::: DATA SEGMENT :::
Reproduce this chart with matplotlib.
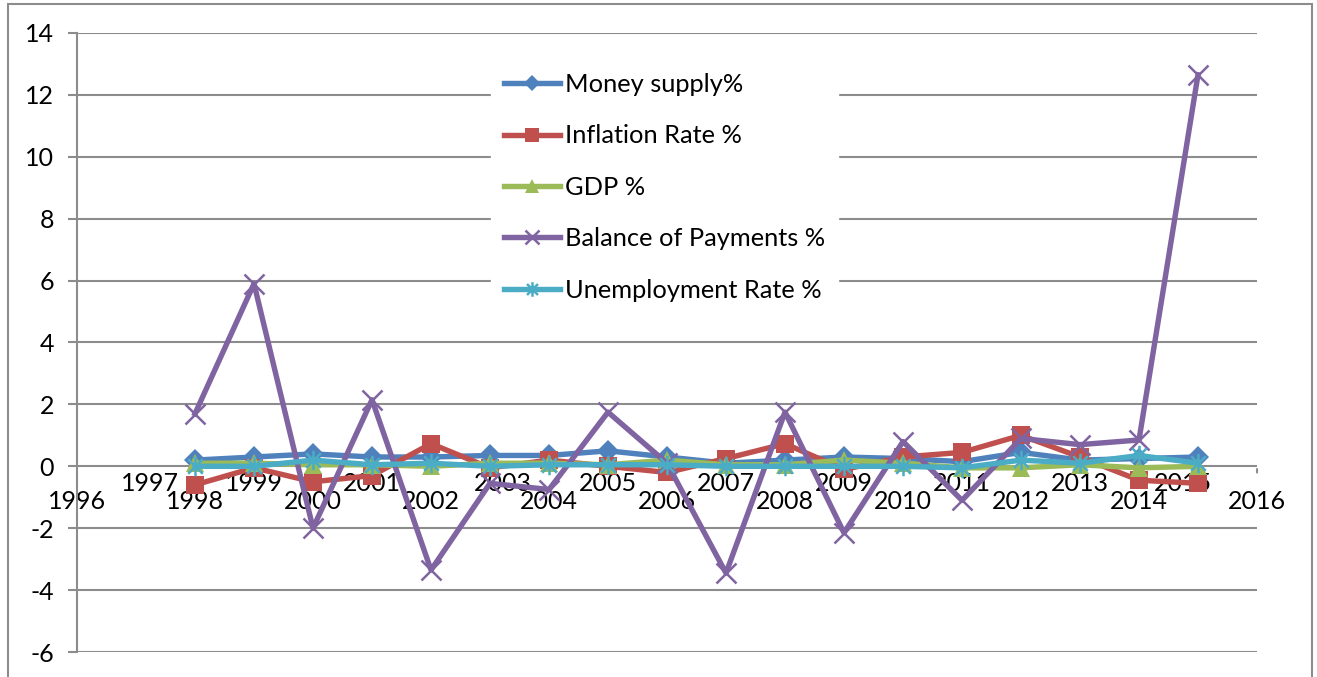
import matplotlib
matplotlib.use("Agg")
import matplotlib.pyplot as plt
from matplotlib.path import Path
from matplotlib.patches import Rectangle

plt.rcParams['font.family'] = ['Lato', 'DejaVu Sans']

years = list(range(1998, 2016))
money_supply = [0.2, 0.3, 0.4, 0.3, 0.3, 0.35, 0.35, 0.5, 0.3, 0.1, 0.2, 0.3,
                0.25, 0.15, 0.45, 0.2, 0.25, 0.3]
inflation = [-0.6, -0.05, -0.5, -0.3, 0.73, -0.05, 0.2, 0.0, -0.2, 0.25, 0.73,
             -0.1, 0.3, 0.45, 1.0, 0.3, -0.45, -0.55]
gdp = [0.1, 0.1, 0.05, 0.05, 0.0, 0.1, 0.1, 0.05, 0.2, 0.05, 0.05, 0.2,
       0.1, -0.05, -0.05, 0.05, -0.05, 0.0]
balance_of_payments = [1.7, 5.9, -2.0, 2.15, -3.35, -0.55, -0.75, 1.75, 0.1,
                       -3.45, 1.75, -2.15, 0.8, -1.1, 0.9, 0.7, 0.85, 12.65]
unemployment = [0.0, 0.0, 0.2, 0.05, 0.1, 0.0, 0.05, 0.05, 0.05, 0.0, 0.0,
                0.0, 0.0, -0.05, 0.2, 0.1, 0.35, 0.1]

series_labels = ["Money supply%", "Inflation Rate %", "GDP %",
                 "Balance of Payments %", "Unemployment Rate %"]
x_ticks = list(range(1996, 2017))
y_ticks = list(range(-6, 15, 2))

# horizontal nudges (points) for crowded year labels
label_nudge = {1997: 10, 2003: 9, 2015: -11}

# asterisk marker: vertical stroke plus two diagonals
star = Path([(0, -1), (0, 1), (-0.75, -0.75), (0.75, 0.75),
             (-0.75, 0.75), (0.75, -0.75)],
            [Path.MOVETO, Path.LINETO, Path.MOVETO, Path.LINETO,
             Path.MOVETO, Path.LINETO])

styles = [
    dict(color="#4F81BD", marker="D", ms=11, mew=0),
    dict(color="#C0504D", marker="s", ms=13, mew=0),
    dict(color="#9BBB59", marker="^", ms=13, mew=0),
    dict(color="#8064A2", marker="x", ms=14, mew=1.8),
    dict(color="#4BACC6", marker=star, ms=14, mew=1.8),
]

fig = plt.figure(figsize=(13.17, 6.77), dpi=100)
ax = fig.add_axes([77 / 1317, 25 / 677, 1180 / 1317, 619 / 677])

grid_col = "#8C8C8C"
for v in y_ticks:
    ax.axhline(v, color=grid_col, lw=1.5, zorder=1)

data = [money_supply, inflation, gdp, balance_of_payments, unemployment]
for vals, lab, st in zip(data, series_labels, styles):
    ax.plot(years, vals, label=lab, lw=3.9, color=st["color"],
            marker=st["marker"], markersize=st["ms"],
            markeredgewidth=st["mew"], markeredgecolor=st["color"],
            markerfacecolor=st["color"], zorder=3, solid_joinstyle="round")

ax.set_xlim(x_ticks[0], x_ticks[-1])
ax.set_ylim(y_ticks[0], y_ticks[-1])

for side in ["top", "right", "bottom"]:
    ax.spines[side].set_visible(False)
ax.spines["left"].set_color(grid_col)
ax.spines["left"].set_linewidth(1.5)

ax.set_yticks(y_ticks)
ax.set_yticklabels([str(v) for v in y_ticks])
ax.tick_params(axis="y", length=6.5, width=1.5, color=grid_col, pad=10,
               labelsize=18)
ax.set_xticks([x_ticks[-1]])
ax.set_xticklabels([""])
ax.tick_params(axis="x", length=0)

# year labels along the zero line, staggered in two rows
for yr in x_ticks:
    off = -12.5 if yr % 2 else -25
    ax.annotate(str(yr), xy=(yr, 0), xytext=(label_nudge.get(yr, 0), off),
                textcoords="offset points", ha="center", va="center",
                fontsize=18, color="black", annotation_clip=False, zorder=2)
# closing tick at the right end of the zero line
ax.annotate("", xy=(x_ticks[-1], 0), xytext=(0, -6.5),
            textcoords="offset points",
            arrowprops=dict(arrowstyle="-", color=grid_col, lw=1.5),
            annotation_clip=False)

leg = ax.legend(loc="upper left", bbox_to_anchor=(0.351, 0.956),
                borderaxespad=0, frameon=True, fancybox=False,
                facecolor="white", edgecolor="white", framealpha=1,
                fontsize=18.3, handlelength=2.2, handletextpad=0.2,
                labelspacing=1.12, borderpad=0.5, markerscale=0.75)
leg.set_zorder(5)

fig.patches.append(Rectangle((8 / 1317, -0.05), 1304 / 1317, 1.05 - 4 / 677,
                             transform=fig.transFigure, fill=False,
                             edgecolor=grid_col, lw=1.5))

fig.savefig("out.png", dpi=100)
:::
[WRITTEN INSTRUCTION] Write out each line of the listing above, exactly, from its first line to the line holding "plt.rcParams['font.family'] = ['Lato', 'DejaVu", inclusive. Skip the pictures.

[RESULT OF THE EXERCISE]
Reproduce this chart with matplotlib.
import matplotlib
matplotlib.use("Agg")
import matplotlib.pyplot as plt
from matplotlib.path import Path
from matplotlib.patches import Rectangle

plt.rcParams['font.family'] = ['Lato', 'DejaVu Sans']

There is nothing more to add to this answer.